▶ Instructions to follow
In your copy, include every line of the listing below exactly but none of the pictures.

▶ Given information
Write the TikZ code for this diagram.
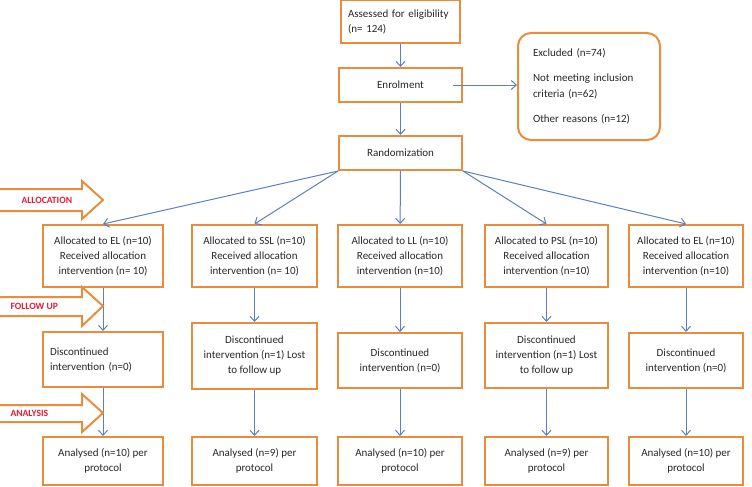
\documentclass[tikz,border=0pt]{standalone}
\usepackage{fontspec}
\setmainfont{Carlito}
\usetikzlibrary{arrows.meta}
\definecolor{boxorange}{RGB}{232,140,62}
\definecolor{flowblue}{RGB}{92,128,186}
\definecolor{stagered}{RGB}{226,30,52}
\definecolor{boxtext}{RGB}{40,40,40}
\tikzset{box/.style={draw=boxorange, line width=2pt, fill=white,
  text=boxtext, inner xsep=7pt, inner ysep=3pt, align=center,
  font=\fontsize{11}{15}\selectfont},
  exclbox/.style={box, rounded corners=13pt, align=left,
  inner xsep=15pt, font=\fontsize{11}{16}\selectfont},
  flow/.style={draw=flowblue, line width=1pt,
  -{Straight Barb[length=5pt,width=9pt]}},
  stagearrow/.style={draw=boxorange, line width=2pt, fill=white},
  stagelabel/.style={text=stagered, anchor=west,
  font=\fontsize{9.6}{10}\selectfont\bfseries}}

\begin{document}
\begin{tikzpicture}[x=1pt, y=-1pt]

	\useasboundingbox (0,0) rectangle (752,487);

	\node[box, text width=105pt, align=left, minimum height=43pt] (assess) at (400.5,21.5) {Assessed for eligibility\\(n= 124)};
	\node[box, minimum width=123pt, minimum height=34pt] (enrol) at (400.5,85) {Enrolment};
	\node[exclbox, text width=112pt, minimum height=107pt] (excl) at (589,86.5) {Excluded (n=74)\\[9pt]Not meeting inclusion\\criteria (n=62)\\[9pt]Other reasons (n=12)};
	\node[box, minimum width=123pt, minimum height=34pt] (rand) at (400.5,153) {Randomization};

	\node[box, minimum width=120pt, minimum height=62pt] (a1) at (103,256) {Allocated to EL (n=10)\\Received allocation\\intervention (n= 10)};
	\node[box, minimum width=125pt, minimum height=62pt] (a2) at (254.5,256) {Allocated to SSL (n=10)\\Received allocation\\intervention (n= 10)};
	\node[box, minimum width=124pt, minimum height=62pt] (a3) at (400,256) {Allocated to LL (n=10)\\Received allocation\\intervention (n=10)};
	\node[box, minimum width=123pt, minimum height=62pt] (a4) at (546.5,256) {Allocated to PSL (n=10)\\Received allocation\\intervention (n=10)};
	\node[box, minimum width=114pt, minimum height=62pt, inner xsep=3pt] (a5) at (686,256) {Allocated to EL (n=10)\\Received allocation\\intervention (n=10)};

	\node[box, text width=106pt, align=left, minimum height=55pt] (d1) at (103,359.5) {Discontinued\\intervention (n=0)};
	\node[box, minimum width=125pt, minimum height=66pt] (d2) at (254.5,356) {Discontinued\\intervention (n=1) Lost\\to follow up};
	\node[box, minimum width=124pt, minimum height=55pt] (d3) at (400,360.5) {Discontinued\\intervention (n=0)};
	\node[box, minimum width=123pt, minimum height=65pt] (d4) at (546.5,355.5) {Discontinued\\intervention (n=1) Lost\\to follow up};
	\node[box, minimum width=114pt, minimum height=55pt] (d5) at (686,360.5) {Discontinued\\intervention (n=0)};

	\node[box, minimum width=120pt, minimum height=48pt] (n1) at (103,461) {Analysed (n=10) per\\protocol};
	\node[box, minimum width=125pt, minimum height=48pt] (n2) at (254.5,461) {Analysed (n=9) per\\protocol};
	\node[box, minimum width=124pt, minimum height=48pt] (n3) at (400,461) {Analysed (n=10) per\\protocol};
	\node[box, minimum width=123pt, minimum height=48pt] (n4) at (546.5,461) {Analysed (n=9) per\\protocol};
	\node[box, minimum width=114pt, minimum height=48pt] (n5) at (686,461) {Analysed (n=10) per\\protocol};

	\draw[flow] (assess) -- (enrol);
	\draw[flow] ([xshift=-10pt]enrol.east) -- (enrol.east -| excl.west);
	\draw[flow] (enrol) -- (rand);

	\draw[flow] (rand.south west) -- (a1.north);
	\draw[flow] (rand.south west) -- (a2.north);
	\draw[flow] (rand) -- (a3);
	\draw[flow] (rand.south east) -- (a4.north);
	\draw[flow] (rand.south east) -- (a5.north);

	\draw[flow] (a1) -- (d1);
	\draw[flow] (a2) -- (d2);
	\draw[flow] (a3) -- (d3);
	\draw[flow] (a4) -- (d4);
	\draw[flow] (a5) -- (d5);
	\draw[flow] (d1) -- (n1);
	\draw[flow] (d2) -- (n2);
	\draw[flow] (d3) -- (n3);
	\draw[flow] (d4) -- (n4);
	\draw[flow] (d5) -- (n5);

	% stage arrows on the left
	\draw[stagearrow] (-5,189) -- (82,189) -- (82,181) -- (103,200) -- (82,219) -- (82,211) -- (-5,211) -- cycle;
	\draw[stagearrow] (-5,297) -- (82,297) -- (82,287) -- (103,306) -- (82,326) -- (82,316) -- (-5,316) -- cycle;
	\draw[stagearrow] (-5,405) -- (82,405) -- (82,394) -- (103,413) -- (82,432) -- (82,422) -- (-5,422) -- cycle;

	\node[stagelabel] (alloclabel) at (18,200) {ALLOCATION};
	\node[stagelabel] (followlabel) at (7,306) {FOLLOW UP};
	\node[stagelabel] (analysislabel) at (7,413) {ANALYSIS};
\end{tikzpicture}
\end{document}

▶ Exercise answer
Write the TikZ code for this diagram.
\documentclass[tikz,border=0pt]{standalone}
\usepackage{fontspec}
\setmainfont{Carlito}
\usetikzlibrary{arrows.meta}
\definecolor{boxorange}{RGB}{232,140,62}
\definecolor{flowblue}{RGB}{92,128,186}
\definecolor{stagered}{RGB}{226,30,52}
\definecolor{boxtext}{RGB}{40,40,40}
\tikzset{box/.style={draw=boxorange, line width=2pt, fill=white,
  text=boxtext, inner xsep=7pt, inner ysep=3pt, align=center,
  font=\fontsize{11}{15}\selectfont},
  exclbox/.style={box, rounded corners=13pt, align=left,
  inner xsep=15pt, font=\fontsize{11}{16}\selectfont},
  flow/.style={draw=flowblue, line width=1pt,
  -{Straight Barb[length=5pt,width=9pt]}},
  stagearrow/.style={draw=boxorange, line width=2pt, fill=white},
  stagelabel/.style={text=stagered, anchor=west,
  font=\fontsize{9.6}{10}\selectfont\bfseries}}

\begin{document}
\begin{tikzpicture}[x=1pt, y=-1pt]

	\useasboundingbox (0,0) rectangle (752,487);

	\node[box, text width=105pt, align=left, minimum height=43pt] (assess) at (400.5,21.5) {Assessed for eligibility\\(n= 124)};
	\node[box, minimum width=123pt, minimum height=34pt] (enrol) at (400.5,85) {Enrolment};
	\node[exclbox, text width=112pt, minimum height=107pt] (excl) at (589,86.5) {Excluded (n=74)\\[9pt]Not meeting inclusion\\criteria (n=62)\\[9pt]Other reasons (n=12)};
	\node[box, minimum width=123pt, minimum height=34pt] (rand) at (400.5,153) {Randomization};

	\node[box, minimum width=120pt, minimum height=62pt] (a1) at (103,256) {Allocated to EL (n=10)\\Received allocation\\intervention (n= 10)};
	\node[box, minimum width=125pt, minimum height=62pt] (a2) at (254.5,256) {Allocated to SSL (n=10)\\Received allocation\\intervention (n= 10)};
	\node[box, minimum width=124pt, minimum height=62pt] (a3) at (400,256) {Allocated to LL (n=10)\\Received allocation\\intervention (n=10)};
	\node[box, minimum width=123pt, minimum height=62pt] (a4) at (546.5,256) {Allocated to PSL (n=10)\\Received allocation\\intervention (n=10)};
	\node[box, minimum width=114pt, minimum height=62pt, inner xsep=3pt] (a5) at (686,256) {Allocated to EL (n=10)\\Received allocation\\intervention (n=10)};

	\node[box, text width=106pt, align=left, minimum height=55pt] (d1) at (103,359.5) {Discontinued\\intervention (n=0)};
	\node[box, minimum width=125pt, minimum height=66pt] (d2) at (254.5,356) {Discontinued\\intervention (n=1) Lost\\to follow up};
	\node[box, minimum width=124pt, minimum height=55pt] (d3) at (400,360.5) {Discontinued\\intervention (n=0)};
	\node[box, minimum width=123pt, minimum height=65pt] (d4) at (546.5,355.5) {Discontinued\\intervention (n=1) Lost\\to follow up};
	\node[box, minimum width=114pt, minimum height=55pt] (d5) at (686,360.5) {Discontinued\\intervention (n=0)};

	\node[box, minimum width=120pt, minimum height=48pt] (n1) at (103,461) {Analysed (n=10) per\\protocol};
	\node[box, minimum width=125pt, minimum height=48pt] (n2) at (254.5,461) {Analysed (n=9) per\\protocol};
	\node[box, minimum width=124pt, minimum height=48pt] (n3) at (400,461) {Analysed (n=10) per\\protocol};
	\node[box, minimum width=123pt, minimum height=48pt] (n4) at (546.5,461) {Analysed (n=9) per\\protocol};
	\node[box, minimum width=114pt, minimum height=48pt] (n5) at (686,461) {Analysed (n=10) per\\protocol};

	\draw[flow] (assess) -- (enrol);
	\draw[flow] ([xshift=-10pt]enrol.east) -- (enrol.east -| excl.west);
	\draw[flow] (enrol) -- (rand);

	\draw[flow] (rand.south west) -- (a1.north);
	\draw[flow] (rand.south west) -- (a2.north);
	\draw[flow] (rand) -- (a3);
	\draw[flow] (rand.south east) -- (a4.north);
	\draw[flow] (rand.south east) -- (a5.north);

	\draw[flow] (a1) -- (d1);
	\draw[flow] (a2) -- (d2);
	\draw[flow] (a3) -- (d3);
	\draw[flow] (a4) -- (d4);
	\draw[flow] (a5) -- (d5);
	\draw[flow] (d1) -- (n1);
	\draw[flow] (d2) -- (n2);
	\draw[flow] (d3) -- (n3);
	\draw[flow] (d4) -- (n4);
	\draw[flow] (d5) -- (n5);

	% stage arrows on the left
	\draw[stagearrow] (-5,189) -- (82,189) -- (82,181) -- (103,200) -- (82,219) -- (82,211) -- (-5,211) -- cycle;
	\draw[stagearrow] (-5,297) -- (82,297) -- (82,287) -- (103,306) -- (82,326) -- (82,316) -- (-5,316) -- cycle;
	\draw[stagearrow] (-5,405) -- (82,405) -- (82,394) -- (103,413) -- (82,432) -- (82,422) -- (-5,422) -- cycle;

	\node[stagelabel] (alloclabel) at (18,200) {ALLOCATION};
	\node[stagelabel] (followlabel) at (7,306) {FOLLOW UP};
	\node[stagelabel] (analysislabel) at (7,413) {ANALYSIS};
\end{tikzpicture}
\end{document}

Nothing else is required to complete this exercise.